We are not the first generation to face world- shattering events and unprecedented change or to long for calm at a time when it seemed unattainable or inappropriate, given the circumstances. Portuguese poet Fernando Pessoa’s poem, Master, Serene, was written in a time of unprecedented change at the onset of WW1 in 1914. The narrator advocates a level of detachment often associated with Eastern Yogic or Buddhist traditions, rising above emotional undercurrents, finding the surface current in life that allows you to flow with it, reclaiming our child-eyes. And, in those idle moments, letting nature fill us, picking flowers from the world around us and placing them in a jar.
Prompt Ideas
Journal or write a poem about serenity. It can be a persona poem, or an ode to serenity, or about the experience of serenity.

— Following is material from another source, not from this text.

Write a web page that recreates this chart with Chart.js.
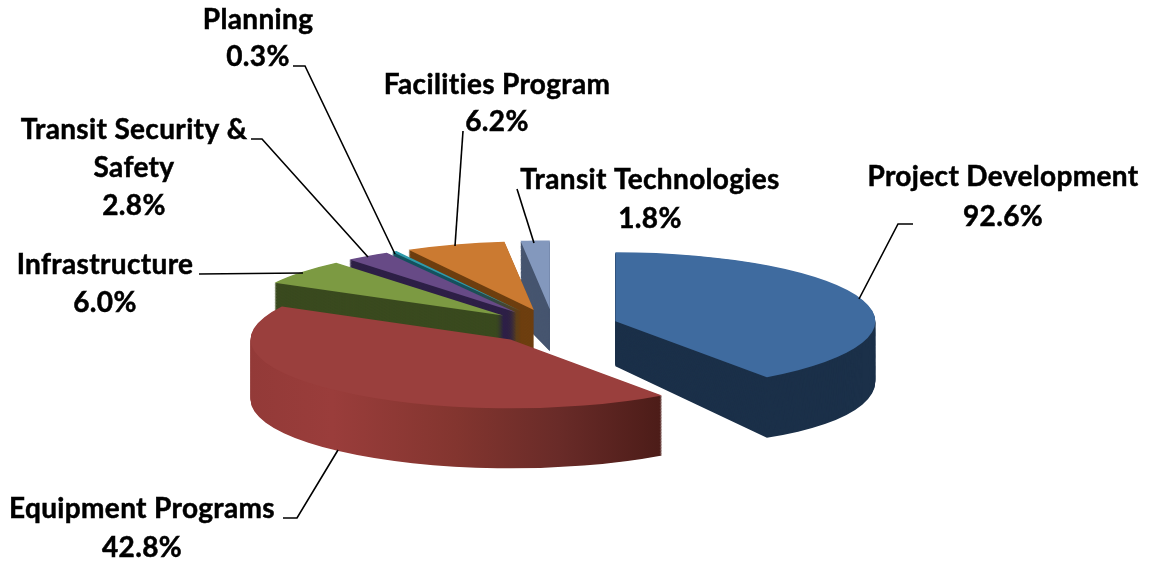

Journal or write a poem using a container metaphor for “wasted hours.” Pessoa talked about putting flowers in the jar turning it into something beautiful or fragrant.
Would you want a life with no sorrows nor joys? What might you gain or lose in such a life?
Use Pessoa’s phrase, “thoughtlessly wise” as your title and let it take you where it leads.
Journal or traite a poem about a time when a child was your teacher.
What might it mean to “learn as though tongue in cheek?” What might you learn tongue in cheek?
Where in your life do you find the calm streams, the paces you can dip into and from which you can learn calm.
Riff on Pessoa ending line, to go tranquilly without even the remorse of having lived. What remorse might come from having lived?
Write about anything else in the poem or in life that inspires you.